Dressing up a Monument
Manneken Pis is not the only monument that enjoys dressing up – the swordsman in front of the University of Wroclaw is annually put in a ridiculous attire before the graduation night. When it comes to Polish students, they seem to be pros in having fun because they celebrate the ending of finals before the finals even begin. Drinking, dancing, and simply having fun outside probably puts them in the right mood to pass all exams.
The Goose Girl
The fact that German students have a lot of drinking traditions won’t surprise anyone. But there is one tradition that is something of an oddity. Besides drinking, Germans seem to also enjoy kissing and a statue of a goose girl has been subjected to it too many times. Students showed so much passion that eventually the poor girl began to collapse. As a result, police has to step in and made the students who desired to kiss the girl pay a fee. Eventually, the statue had to be taken down and preserved in the museum while a replica was put instead of it. Nevertheless, the tradition is still alive.

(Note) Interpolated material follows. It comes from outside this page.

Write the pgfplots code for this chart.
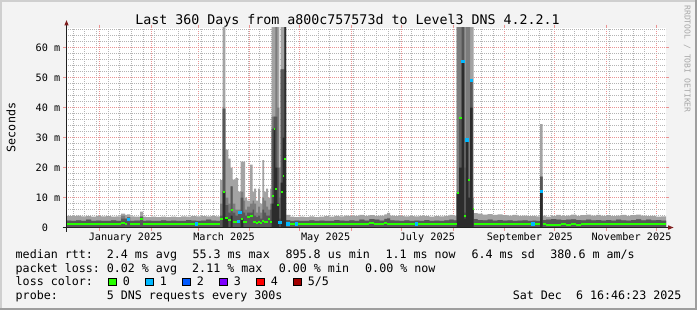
\documentclass[border=0pt]{standalone}
\usepackage{fontspec}
\setmainfont{DejaVu Sans Mono}
\setmonofont{DejaVu Sans Mono}
\usepackage{pgfplots}
\usepackage{pgfplotstable}
\pgfplotsset{compat=1.18}

\definecolor{bgcol}{HTML}{F3F3F3}
\definecolor{shadeA}{HTML}{CFCFCF}
\definecolor{shadeB}{HTML}{9E9E9E}
\definecolor{mingrid}{HTML}{B4B4B4}
\definecolor{majgrid}{HTML}{EA9494}
\definecolor{axiscol}{HTML}{1F1F1F}
\definecolor{arrowcol}{HTML}{801F1F}
\definecolor{smokeA}{HTML}{A3A3A3}
\definecolor{smokeB}{HTML}{7C7C7C}
\definecolor{smokeC}{HTML}{575757}
\definecolor{smokeD}{HTML}{2C2C2C}
\definecolor{loss0}{HTML}{26FF00}
\definecolor{loss1}{HTML}{00B8FF}
\definecolor{loss2}{HTML}{0059FF}
\definecolor{loss3}{HTML}{7E00FF}
\definecolor{loss4}{HTML}{FF0000}
\definecolor{loss5}{HTML}{A10000}
\definecolor{wmcol}{HTML}{A8A8A8}

\newcommand\legfont{\fontsize{11.67bp}{13bp}\selectfont}
\newcommand\axfont{\fontsize{10.2bp}{12bp}\selectfont}
\newcommand\titfont{\fontsize{13.3bp}{15bp}\selectfont}
\newcommand\wmfont{\fontsize{8.1bp}{9bp}\selectfont}

% x = days since Dec 11 2024 16:46 (360-day window), values in ms
% a = max smoke, b = upper smoke, c = inner smoke, e = core smoke, m = median
\pgfplotstableread{
x a b c e m
0 3.9 2.3 2.3 0 1.2
3 3.8 2.2 2.2 0 1.2
6 4.0 2.4 2.4 0 1.3
9 3.7 2.2 2.2 0 1.2
12 3.8 2.6 2.6 0 1.2
15 3.6 2.2 2.2 0 1.3
18 3.9 2.3 2.3 0 1.2
21 3.7 2.2 2.2 0 1.2
24 3.8 2.2 2.2 0 1.3
27 3.6 2.4 2.4 0 1.2
30 3.7 2.2 2.2 0 1.2
33 4.6 4.0 3.0 0 1.5
35.4 4.2 3.0 3.0 0 1.3
36.6 4.4 3.4 3.4 0 2.7
38.4 3.7 2.2 2.2 0 1.2
41 3.6 2.3 2.3 0 1.2
44.4 5.3 3.6 3.6 0 2.7
46.2 3.6 2.2 2.2 0 1.2
48 3.5 2.3 2.3 0 1.2
51 3.6 2.2 2.2 0 1.3
54 3.5 2.2 2.2 0 1.2
57 3.6 2.4 2.4 0 1.2
60 3.5 2.2 2.2 0 1.2
63 3.6 2.3 2.3 0 1.3
66 3.5 2.2 2.2 0 1.2
69 3.7 2.2 2.2 0 1.2
72 3.6 2.5 2.5 0 1.2
75 3.8 2.3 2.3 0 1.3
78 3.7 2.2 2.2 0 1.2
81 3.8 2.3 2.3 0 1.2
84 3.7 2.6 2.6 0 1.2
87 3.8 2.3 2.3 0 1.3
90 3.7 2.2 2.2 0 1.2
92.4 15.8 8 4 0 3.0
94.0 70 40 39.5 12 12
95.6 26 10 7.5 3 3.2
97.4 23 8 5 0 2.5
98.8 20 13.7 13.7 4 5.8
100.0 16 8 5 0 2.0
101.6 16.5 6 4 0 1.8
103.2 12 6 5.1 0 1.9
104.0 12 6 5.1 0 5.1
104.8 22 12 10 3 3.0
106.4 22 9 5 0 2.0
107.4 10 6 4 0 1.8
108.6 9 7 5 0 3.5
110.4 21 8 5 0 4.0
112.0 12 9 6 0 2.0
112.8 13 8 4 0 1.8
114.0 9 5 3.5 0 1.6
115.2 13 7 4 0 2.0
116.4 8 5 3 0 1.5
117.8 22.5 10 6 0 2.2
118.8 12 9 5 0 2.0
120.0 13 7 4 0 1.7
121.2 10 6 4 0 3.0
122.4 13 8 6 0 1.8
123.4 70 37 33 8 10.5
124.6 70 37 37 33 33
125.6 70 70 37 20 13
126.8 70 40 20 8 7.5
128.0 20 10 3 0 1.8
128.8 70 52.7 52.7 15 12
130.0 70 52.7 52.7 30 17.3
131.0 70 70 52.7 70 23
132.0 4.2 2.5 2.5 0 1.2
134.4 3.6 2.2 2.2 0 1.2
137 3.5 2.3 2.3 0 1.2
140 3.6 2.2 2.2 0 1.3
143 3.5 2.2 2.2 0 1.2
146 3.7 2.4 2.4 0 1.2
149 3.5 2.2 2.2 0 1.2
152 3.6 2.3 2.3 0 1.3
155 3.8 2.2 2.2 0 1.2
158 3.6 2.2 2.2 0 1.2
161 3.9 2.5 2.5 0 1.3
164 3.7 2.3 2.3 0 1.2
167 4.0 2.2 2.2 0 1.2
170 3.8 2.4 2.4 0 1.2
173 3.9 2.2 2.2 0 1.3
176 4.2 2.6 2.6 0 1.2
179 3.9 2.3 2.3 0 1.2
182 4.1 2.8 2.8 0 1.4
185 3.9 2.6 2.6 0 1.2
188 4.0 2.3 2.3 0 1.2
191 4.4 3.0 2.8 0 1.6
192.6 4.9 3.2 3.0 0 1.2
194.4 4.0 2.4 2.4 0 1.2
197 3.8 2.3 2.3 0 1.3
200 3.9 2.2 2.2 0 1.2
203 3.7 2.4 2.4 0 1.2
206 3.8 2.2 2.2 0 1.2
209 3.7 2.3 2.3 0 1.2
212 3.9 2.2 2.2 0 1.3
215 3.8 2.5 2.5 0 1.2
218 3.6 2.2 2.2 0 1.2
221 3.8 2.3 2.3 0 1.2
224 3.7 2.2 2.2 0 1.3
227 3.9 2.4 2.4 0 1.2
230 4.2 2.6 2.6 0 1.2
232.5 4.0 2.4 2.4 0 1.2
234.4 70 70 11.4 11.4 11.4
235.8 70 70 36.4 20 36.4
237.4 70 70 70 55.3 55.3
239.0 70 20 5 3 3.7
239.8 70 70 29.2 29.2 29.2
241.4 70 70 15.8 10 15.8
242.4 70 49 49 40 48.9
244.0 70 10 6 6 6.3
244.5 4.8 2.8 2.8 0 1.2
247 4.6 2.5 2.5 0 1.2
250 4.3 2.4 2.4 0 1.3
253 4.5 2.6 2.6 0 1.2
256 4.2 2.3 2.3 0 1.2
259 4.4 2.5 2.5 0 1.2
262 4.1 2.3 2.3 0 1.3
265 4.0 2.4 2.4 0 1.2
268 4.2 2.2 2.2 0 1.2
271 3.9 2.3 2.3 0 1.2
274 4.0 2.4 2.4 0 1.3
277 3.8 2.2 2.2 0 1.2
280 3.9 2.3 2.3 0 1.2
282 3.7 2.2 2.2 0 1.2
284.4 34.5 17 17 11.9 11.9
286.0 4.0 2.5 2.5 0 1.2
288 3.6 2.6 2.6 0 1.0
291 3.9 2.8 2.8 0 1.0
294 4.2 2.6 2.6 0 1.0
297 3.8 2.5 2.5 0 1.1
300 4.0 2.6 2.6 0 1.0
303 4.3 2.7 2.7 0 1.1
306 3.9 2.5 2.5 0 1.0
309 4.1 2.4 2.4 0 1.2
312 4.3 2.6 2.6 0 1.2
315 4.0 2.4 2.4 0 1.2
318 4.2 2.5 2.5 0 1.2
321 3.9 2.3 2.3 0 1.2
324 4.1 2.5 2.5 0 1.2
327 3.8 2.3 2.3 0 1.2
330 4.0 2.6 2.6 0 1.2
333 4.2 2.4 2.4 0 1.2
336 3.9 2.3 2.3 0 1.2
339 4.1 2.5 2.5 0 1.2
342 4.3 2.7 2.7 0 1.2
345 4.0 2.4 2.4 0 1.2
348 3.8 2.6 2.6 0 1.2
351 3.9 2.4 2.4 0 1.2
354 3.6 2.5 2.5 0 1.2
357 3.7 2.3 2.3 0 1.1
360 3.7 2.3 2.3 0 1.1
}\smoke

% median samples with 1 of 5 pings lost
\pgfplotstableread{
x m
37.5 2.7
78.4 1.2
103.5 1.9
104.4 5.1
128.4 1.8
133.2 1.2
138.4 1.2
210.4 1.2
238.2 55.3
240.6 29.2
243.2 48.9
280.2 1.2
285.2 11.9
}\lossone

\begin{document}
\begin{tikzpicture}
\begin{scope}[x=1bp,y=1bp]
\useasboundingbox (0,0) rectangle (697,310);
\fill[bgcol] (0,0) rectangle (697,310);
\fill[shadeA] (0,308) rectangle (697,310);
\fill[shadeA] (0,0) rectangle (2,310);
\fill[shadeB] (695,0) rectangle (697,310);
\fill[shadeB] (0,0) rectangle (697,2);
\end{scope}

\begin{axis}[
  at={(66bp,82.5bp)}, anchor=south west,
  scale only axis, width=600bp, height=200bp,
  xmin=0, xmax=360, ymin=0, ymax=66.667,
  axis background/.style={fill=white},
  axis line style={draw=none},
  clip=true,
  xtick={20.3,51.3,79.3,110.3,140.3,171.3,201.3,232.3,263.3,293.3,324.3,354.3},
  xticklabels={},
  xmajorgrids=true,
  minor xtick={4.3,11.3,...,354.3},
  xminorgrids=true,
  extra x ticks={35.8,94.8,155.8,216.8,278.3,339.3},
  extra x tick labels={January 2025,March 2025,May 2025,July 2025,September 2025,November 2025},
  extra x tick style={grid=none, major tick length=0pt,
     xticklabel style={anchor=base, inner sep=0pt, yshift=-12.5bp}},
  ytick={0,10,20,30,40,50,60},
  yticklabels={0\hphantom{0m},10 m,20 m,30 m,40 m,50 m,60 m},
  minor ytick={2,4,6,8,12,14,16,18,22,24,26,28,32,34,36,38,42,44,46,48,52,54,56,58,62,64,66},
  ymajorgrids=true, yminorgrids=true,
  major grid style={majgrid, dash pattern=on 1bp off 1bp, line width=0.8bp},
  minor grid style={mingrid, dash pattern=on 1bp off 1bp, line width=0.8bp},
  tick align=outside, major tick length=3bp, minor tick length=0pt,
  tick style={majgrid, line width=0.8bp, solid},
  ticklabel style={font=\axfont, text=black},
  yticklabel style={anchor=east, inner sep=0pt, xshift=-2.5bp},
]
\addplot[draw=none, fill=smokeA, const plot mark left] table[x=x,y=a]{\smoke} \closedcycle;
\addplot[draw=none, fill=smokeB, const plot mark left] table[x=x,y=b]{\smoke} \closedcycle;
\addplot[draw=none, fill=smokeC, const plot mark left] table[x=x,y=c]{\smoke} \closedcycle;
\addplot[draw=none, fill=smokeD, const plot mark left] table[x=x,y=e]{\smoke} \closedcycle;
\addplot[loss0, line width=2bp, jump mark left] table[x=x,y=m]{\smoke};
\addplot[loss1, only marks, mark=square*, mark size=1.1bp, mark options={solid, draw=loss1, fill=loss1, line width=0pt}] table[x=x,y=m]{\lossone};
\end{axis}

\begin{scope}[x=1bp,y=1bp]
% axes with arrows
\draw[axiscol, line width=1bp] (66.5,78.5) -- (66.5,285);
\fill[arrowcol] (64.3,284.5) -- (68.7,284.5) -- (66.5,289.8) -- cycle;
\draw[axiscol, line width=1bp] (62.5,82.5) -- (668.5,82.5);
\fill[arrowcol] (668.2,80.3) -- (668.2,84.7) -- (673.5,82.5) -- cycle;

% title, unit, watermark
\node[anchor=base, inner sep=0pt, font=\titfont] at (347.5,285.5) {Last 360 Days from a800c757573d to Level3 DNS 4.2.2.1};
\node[anchor=base, inner sep=0pt, rotate=90, font=\legfont] at (15.3,182.5) {Seconds};
\node[anchor=base, inner sep=0pt, rotate=-90, font=\wmfont, text=wmcol] at (684.5,251) {RRDTOOL / TOBI OETIKER};

% legend
\begin{scope}[every node/.style={anchor=base west, inner sep=0pt, font=\legfont}]
\node at (15.5,51.7) {median rtt:};
\node at (106.6,51.7) {2.4 ms avg};
\node at (192.3,51.7) {55.3 ms max};
\node at (285.4,51.7) {895.8 us min};
\node at (385.3,51.7) {1.1 ms now};
\node at (471.4,51.7) {6.4 ms sd};
\node at (550.2,51.7) {380.6 m am/s};

\node at (15.5,38) {packet loss:};
\node at (106.6,38) {0.02 \% avg};
\node at (192.0,38) {2.11 \% max};
\node at (278.6,38) {0.00 \% min};
\node at (365.0,38) {0.00 \% now};

\node at (15.5,24.3) {loss color:};
\node at (122.6,24.3) {0};
\node at (159.6,24.3) {1};
\node at (196.6,24.3) {2};
\node at (233.6,24.3) {3};
\node at (270.6,24.3) {4};
\node at (307.6,24.3) {5/5};

\node at (15.5,10.7) {probe:};
\node at (106.6,10.7) {5 DNS requests every 300s};
\node at (512.6,10.7) {Sat Dec~~6 16:46:23 2025};
\end{scope}
\foreach \xx/\cc in {108.5/loss0,145.5/loss1,182.5/loss2,219.5/loss3,256.5/loss4,293.5/loss5}{
  \filldraw[fill=\cc, draw=black, line width=0.8bp] (\xx,24.5) rectangle ++(7.4,7.2);
}
\end{scope}
\end{tikzpicture}
\end{document}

As it’s obvious from the name, the Equator is the holiday that marks the middle of college years. Since it’s celebrated in post-Soviet countries, the party falls on the beginning of the second semester of the third academic year. Despite the tradition being widely spread, there are no certain rules what kind of festivities are expected. Usually, students decide for themselves and they can spend it only with the closest friends or have a party that involves the whole department.
Even though students from all over the world are different, they all have one thing in common – they like having fun. Maybe some of these traditions will inspire you to spice up your college life.